Но я, как полагается, подойдя к Анисимову, стоявшему рядом с Чкаловым, отрапортовал о выполнении задания и рассказал, как все делал. Чкалов засмеялся и выдал своего друга с головой:
— Да не хвались, тебя Шурка видел, а ты как глухарь на току запел, и ничего не видишь, и ничего не слышишь…
Анисимов, улыбнувшись, спросил:
— Устал здорово?
— Изрядно, — сознался я.
— Ну отдохни да все повтори в той же зоне теперь на «И-5». На нем поприятнее будет. Увидишь!
Через полгода я вошел во вкус, и нужно было лишь следить за собой, чтобы не перейти роковую границу.
Видимо, у меня действительно получалось кое-что в пилотаже у земли, если однажды Валерий предложил мне показать воздушный бой с лобовыми атаками. Для меня это было весьма лестно.
Мы взлетели на разного типа истребителях. Набрав высоту, я развернулся в сторону Чкалова и заметил, что мотор его самолета слегка дымит, а это значит, что он разгоняет истребитель. Я тут же дал полный газ и прильнул к оптическому прицелу, изредка нажимая гашетку кинофотопулемета. Самолеты сближались, идя навстречу друг другу. Расстояние между нами сокращалось с каждой секундой.

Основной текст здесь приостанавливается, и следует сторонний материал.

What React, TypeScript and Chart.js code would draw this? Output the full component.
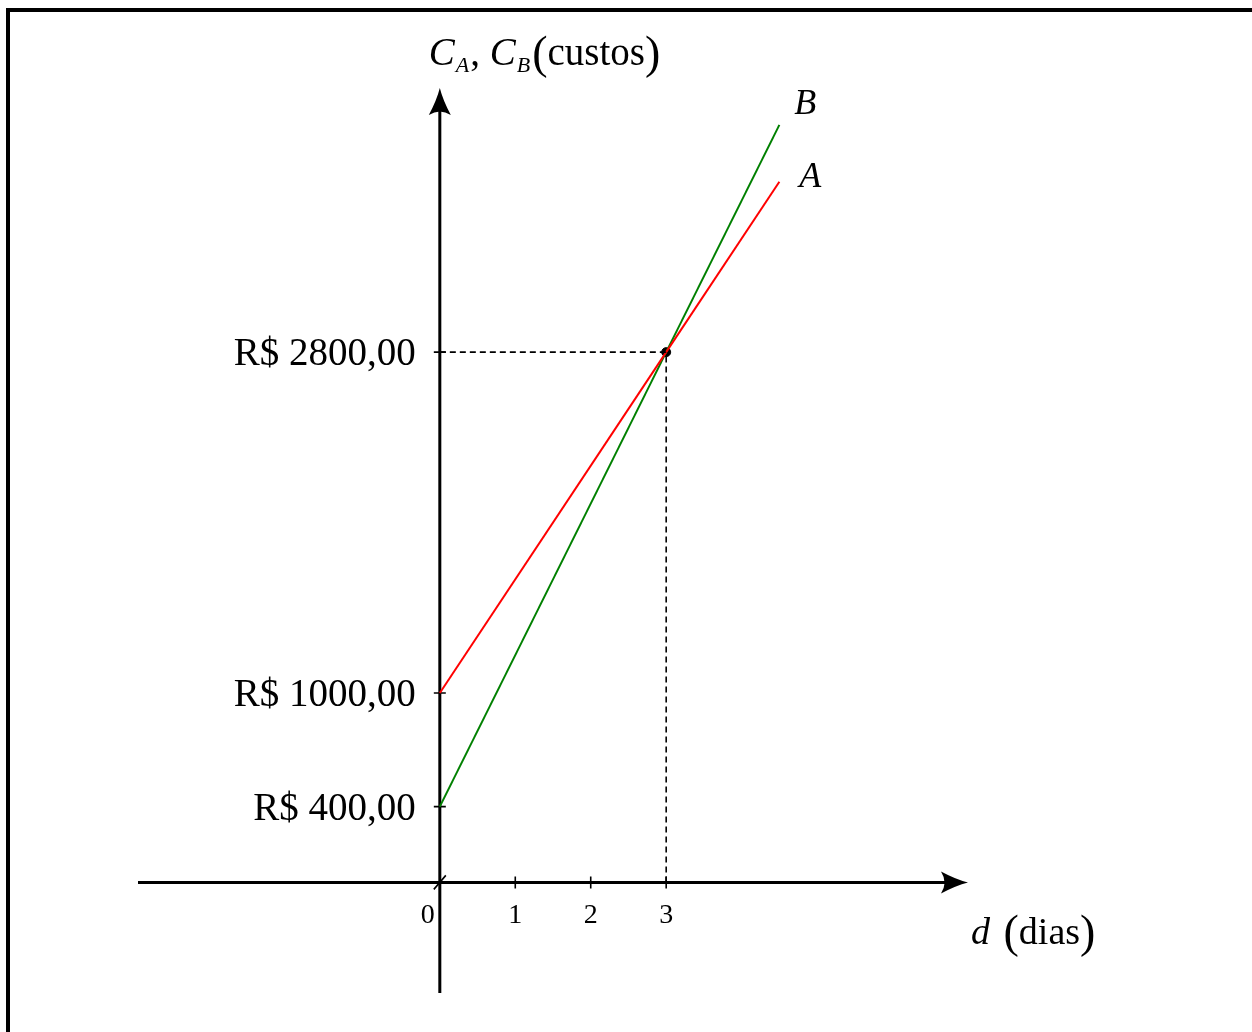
import React, { useEffect, useRef } from "react";
import Chart from "chart.js/auto";

// Cost model: C_A = 1000 + 600 d, C_B = 400 + 800 d (break-even at 3 days)
const days = [0, 3, 4.5];
const costA = [1000, 2800, 3700];
const costB = [400, 2800, 4000];
const breakEvenDay = 3;
const breakEvenCost = 2800;
const xTicks = [0, 1, 2, 3];
const yTicks = [400, 1000, 2800];
const yTickLabels = ["R$ 400,00", "R$ 1000,00", "R$ 2800,00"];

const SERIF = "'Liberation Serif', 'DejaVu Serif', serif";

function drawArrowHead(ctx: CanvasRenderingContext2D, x: number, y: number, angle: number) {
  ctx.save();
  ctx.translate(x, y);
  ctx.rotate(angle);
  ctx.beginPath();
  ctx.moveTo(0, 0);
  ctx.quadraticCurveTo(-12, -3, -27, -11);
  ctx.quadraticCurveTo(-20, 0, -27, 11);
  ctx.quadraticCurveTo(-12, 3, 0, 0);
  ctx.closePath();
  ctx.fillStyle = "#000";
  ctx.fill();
  ctx.restore();
}

const decorations = {
  id: "decorations",
  beforeDatasetsDraw(chart: any) {
    const ctx: CanvasRenderingContext2D = chart.ctx;
    const xs = chart.scales.x;
    const ys = chart.scales.y;
    const area = chart.chartArea;
    const x0 = xs.getPixelForValue(0);
    const y0 = ys.getPixelForValue(0);
    ctx.save();

    // frame
    ctx.strokeStyle = "#000";
    ctx.lineWidth = 4;
    ctx.beginPath();
    ctx.moveTo(8, chart.height);
    ctx.lineTo(8, 10);
    ctx.lineTo(chart.width, 10);
    ctx.stroke();

    // axes
    ctx.lineWidth = 3;
    ctx.beginPath();
    ctx.moveTo(area.left, y0);
    ctx.lineTo(area.right - 20, y0);
    ctx.moveTo(x0, area.bottom - 3);
    ctx.lineTo(x0, area.top + 20);
    ctx.stroke();
    drawArrowHead(ctx, area.right, y0, 0);
    drawArrowHead(ctx, x0, area.top + 1, -Math.PI / 2);

    // tick marks
    ctx.lineWidth = 1.6;
    ctx.beginPath();
    xTicks.forEach((v) => {
      const px = xs.getPixelForValue(v);
      if (v === 0) {
        ctx.moveTo(px - 6, y0 + 7);
        ctx.lineTo(px + 6, y0 - 7);
      } else {
        ctx.moveTo(px, y0 - 6);
        ctx.lineTo(px, y0 + 6);
      }
    });
    yTicks.forEach((v) => {
      const py = ys.getPixelForValue(v);
      ctx.moveTo(x0 - 6, py);
      ctx.lineTo(x0 + 6, py);
    });
    ctx.stroke();

    // tick labels
    ctx.fillStyle = "#000";
    ctx.font = `28px ${SERIF}`;
    ctx.textAlign = "center";
    ctx.textBaseline = "alphabetic";
    xTicks.forEach((v) => {
      const px = xs.getPixelForValue(v) + (v === 0 ? -12 : 0);
      ctx.fillText(String(v), px, y0 + 41);
    });
    ctx.font = `39px ${SERIF}`;
    ctx.textAlign = "right";
    yTicks.forEach((v, i) => {
      const py = ys.getPixelForValue(v);
      ctx.fillText(yTickLabels[i], x0 - 24, py + 13);
    });

    // y-axis title: C_A, C_B (custos)
    ctx.textAlign = "left";
    let tx = x0 - 11;
    const ty = area.top - 22;
    const put = (text: string, font: string, dy = 0, gap = 0) => {
      ctx.font = font;
      ctx.fillText(text, tx, ty + dy);
      tx += ctx.measureText(text).width + gap;
    };
    put("C", `italic 39px ${SERIF}`, 0, 1);
    put("A", `italic 22px ${SERIF}`, 7, 1);
    put(", ", `39px ${SERIF}`);
    put("C", `italic 39px ${SERIF}`, 0, 1);
    put("B", `italic 22px ${SERIF}`, 7, 2);
    put("(", `46px ${SERIF}`, 3);
    put("custos", `39px ${SERIF}`);
    put(")", `46px ${SERIF}`, 3);

    // x-axis title: d (dias)
    tx = area.right + 3;
    const bx = y0 + 62;
    ctx.font = `italic 38px ${SERIF}`;
    ctx.fillText("d", tx, bx);
    tx += ctx.measureText("d ").width + 4;
    ctx.font = `46px ${SERIF}`;
    ctx.fillText("(", tx, bx + 3);
    tx += ctx.measureText("(").width;
    ctx.font = `38px ${SERIF}`;
    ctx.fillText("dias", tx, bx);
    tx += ctx.measureText("dias").width;
    ctx.font = `46px ${SERIF}`;
    ctx.fillText(")", tx, bx + 3);

    // line names
    const lastX = xs.getPixelForValue(days[days.length - 1]);
    ctx.font = `italic 36px ${SERIF}`;
    ctx.fillText("B", lastX + 15, ys.getPixelForValue(costB[costB.length - 1]) - 11);
    ctx.fillText("A", lastX + 20, ys.getPixelForValue(costA[costA.length - 1]) + 5);

    ctx.restore();
  },
};

export default function App() {
  const ref = useRef<HTMLCanvasElement | null>(null);

  useEffect(() => {
    if (!ref.current) return;
    const chart = new Chart(ref.current, {
      type: "line",
      data: {
        datasets: [
          {
            label: "guia horizontal",
            data: [
              { x: 0, y: breakEvenCost },
              { x: breakEvenDay, y: breakEvenCost },
            ],
            borderColor: "#000",
            borderWidth: 1.6,
            borderDash: [6, 4],
            pointRadius: 0,
          },
          {
            label: "guia vertical",
            data: [
              { x: breakEvenDay, y: 0 },
              { x: breakEvenDay, y: breakEvenCost },
            ],
            borderColor: "#000",
            borderWidth: 1.6,
            borderDash: [6, 4],
            pointRadius: 0,
          },
          {
            label: "A",
            data: days.map((d, i) => ({ x: d, y: costA[i] })),
            borderColor: "#ff0000",
            borderWidth: 2,
            pointRadius: 0,
          },
          {
            label: "B",
            data: days.map((d, i) => ({ x: d, y: costB[i] })),
            borderColor: "#008000",
            borderWidth: 2,
            pointRadius: 0,
          },
          {
            label: "equilíbrio",
            data: [{ x: breakEvenDay, y: breakEvenCost }],
            showLine: false,
            pointRadius: 4.5,
            pointBackgroundColor: "#000",
            pointBorderColor: "#000",
          },
        ],
      },
      options: {
        responsive: false,
        animation: false,
        devicePixelRatio: 1,
        layout: { padding: { left: 138, right: 284, top: 87, bottom: 36 } },
        plugins: { legend: { display: false }, tooltip: { enabled: false } },
        scales: {
          x: { type: "linear", min: -4, max: 7, display: false },
          y: { type: "linear", min: -600, max: 4200, display: false },
        },
      },
      plugins: [decorations],
    });
    return () => chart.destroy();
  }, []);

  return (
    <canvas
      ref={ref}
      width={1252}
      height={1032}
      style={{ position: "absolute", left: 0, top: 0, width: 1252, height: 1032, background: "#fff" }}
    />
  );
}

Судя по дальномерной части оптического прицела, до истребителя Чкалова оставалось всего лишь 500 метров. Нужно было решать, что делать дальше, так как через несколько секунд мы войдем в так называемое «пространство смерти», где миновать столкновения невозможно, какие фигуры пилотажа для отворота ни применяй.
Я выглянул влево, тут же потянул самолет в резкий набор высоты и сделал иммельман. Потеряв из виду Чкалова, я быстро сел на аэродром.
Наблюдавшие с земли рассказывали, как наши самолеты, подойдя друг к другу в лоб, одновременно полезли вверх, идя вертикально, сближаясь колесами. Всем казалось, вот-вот самолеты пожмут друг другу лапы. Но затем, сделав иммельман, они разлетелись в разные стороны. Чкалов сел вслед за мной. Подрулив, он вылез из машины и, подойдя ко мне, сказал:
— Дурак, так убьют тебя!
— По-моему, и ты не из умных, если лезешь на рожон. Тебе нужно было ложиться в вираж, — запальчиво ответил я.
Вместо ответа он показал мне кукиш и, отойдя на два шага, буркнул:
— У тебя такой же упрямый характер, как и у меня. Мы с тобой обязательно столкнемся. Лучше ты, Байдук, сворачивай первый, а то так, по глупости, и гробанемся…
Я понял, что Чкалов в настоящей драке ни за что не выйдет из лобовой атаки первым, так как за этим сразу последует заход противника тебе в хвост, и ты будешь сбит.
Невиданная «воздушная этажерка»
Между тем наступила осень 1931 года. Шло много разговоров о самолете-этажерке, конструкции инженера нашего института Владимира Сергеевича Вахмистрова.
И вот мы увидели на Центральном аэродроме двухмоторный бомбардировщик «ТБ-1», у которого на крыльях громоздились два истребителя «И-4». «Двухъярусная этажерка» — название довольно точное.
Такого мир еще не знал: бомбардировщики брали себе на крылья истребителей, летели с ними в тыл, питая их бензином из своих баков до тех нор, пока не наступало время воздушного боя с неприятелем, пытающимся атаковать наши тяжелые самолеты.